The Gann Angles tool draws lines showing the relationship between time and price, using the principles taught by Gann. The 1 x 1 line represents equal amounts of time and price. (The line progresses horizontally by unit of time and vertically by unit of price. The unit of price is user-specified.).

In the chart example below, the unit of time is 1 day (a Daily chart is displayed). The unit of price for the 1 x 1 line is 10 cents. Selecting a different unit of price will adjust where the 1 x 1 line is drawn.

You can use the Measurement Tool to verify the 1 x 1 line. The number of bars multiplied by the unit of price will equal the measured value.

Detailed instructions on how to use the Gann Angles tool can be found in your Bourse Software Help.

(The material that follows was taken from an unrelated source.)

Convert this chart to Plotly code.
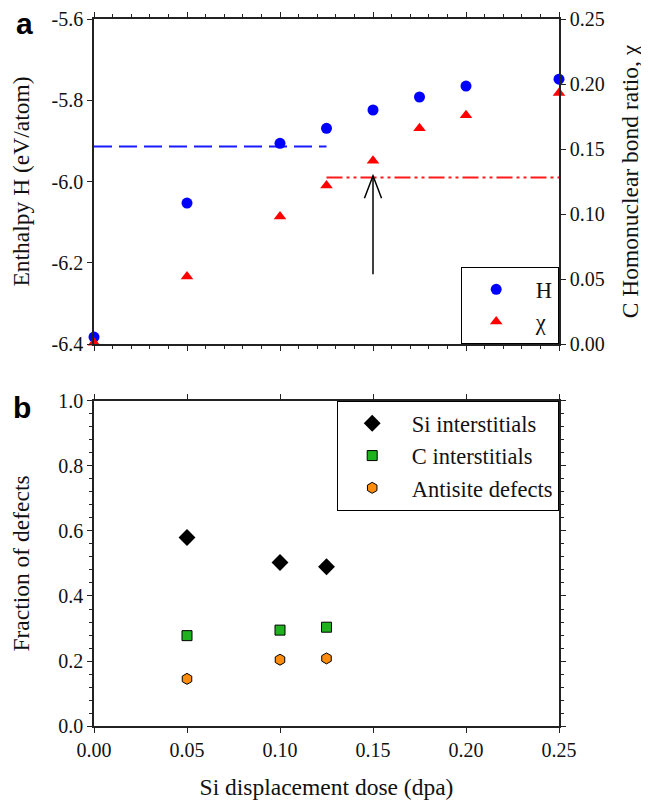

Drawing Gann Angles Charts
  • Drawing Gann Angles Charts

    Interpretation

    The Gann Angles tool draws Gann support and resistance lines on the chart to make up a Gann Fan. The lines of a Gann Fan are used to determine price breakouts and the strength of those breakouts. You can apply up to nine Gann Lines in each Gann Fan.

    A Gann Fan cannot be drawn on a chart scaled to semi-log. This is because a Gann Fan requires that a unit move is always displayed with the same amount of screen space on your chart, regardless of what price level is being examined. With a semi log chart, this assumption is not true.

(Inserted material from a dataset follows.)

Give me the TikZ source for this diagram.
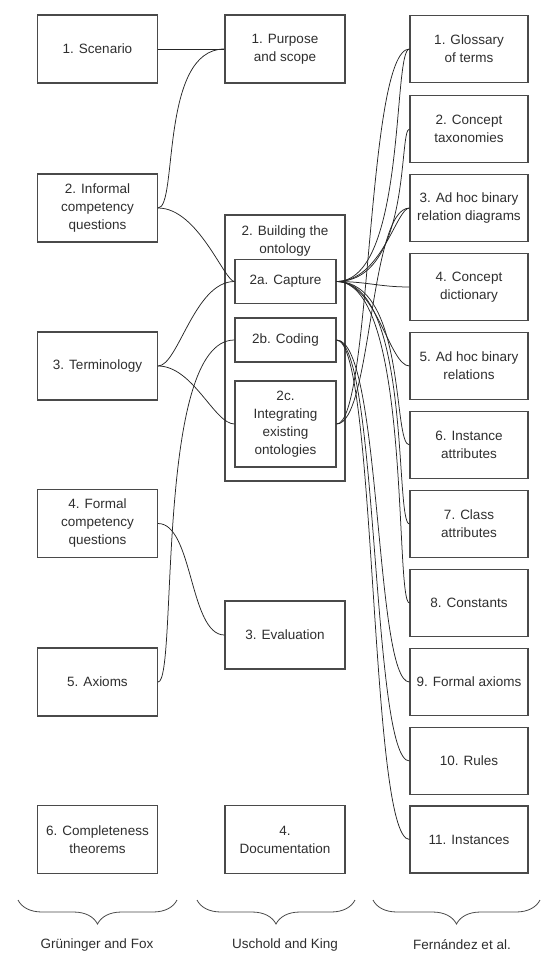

    Above all else, the heart of Gann analysis rests with the angles. Mr Gann, who developed the Gann Fan, took a square and divided it into 28 equal squares vertically and horizontally. He then drew a 45-degree angle through the middle of it. He called this angle the "one-by-one" (I x l). This means that for every one movement in time there is one movement in price.

    One of the easiest methods of detecting a bull market is determining whether prices hold above the 45-degree line. According to Gann theory, when the line is violated, the bull market is ending.

    Although the one-by-one is the most important angle, there are the one-by-two (1x2), one-by-four (1 x4), one-by-eight (1 x8), and one-by-sixteen (1 x 16) angles as well. Gann's rule for using angles was this: if one angle is broken, the market will trade down (up) to the next-lowest (highest) angle. A one-by-two angle is steeper than a one-by-one angle. Thus, if prices rise at a one-by-two angle the market is considered extremely bullish. All angles should be drawn from any significant high or low points in the market.

    As markets turn from bull to bear, however, the one-by-one will no longer hold and, in time, the pace might accelerate still more. At that time, the two-by-one line might be the line the market is following. If one line cannot hold, look for the market to trade to the next line.

    The angles are valuable not only as support and resistance lines, but as indicators of important reversal points as well. The reversal points occur where the angles cross. For example, if the market made a significant low at 280.00, went up to 289.80, then came down to 280.00 once again. If at both occurrences of 280.00 one-by-one and one-by-two lines were drawn up from them, the one-by-one from the first point will at some point cross the one-by-two from the second point and vice versa. These points are critical points and many times indicate a powerful reversal.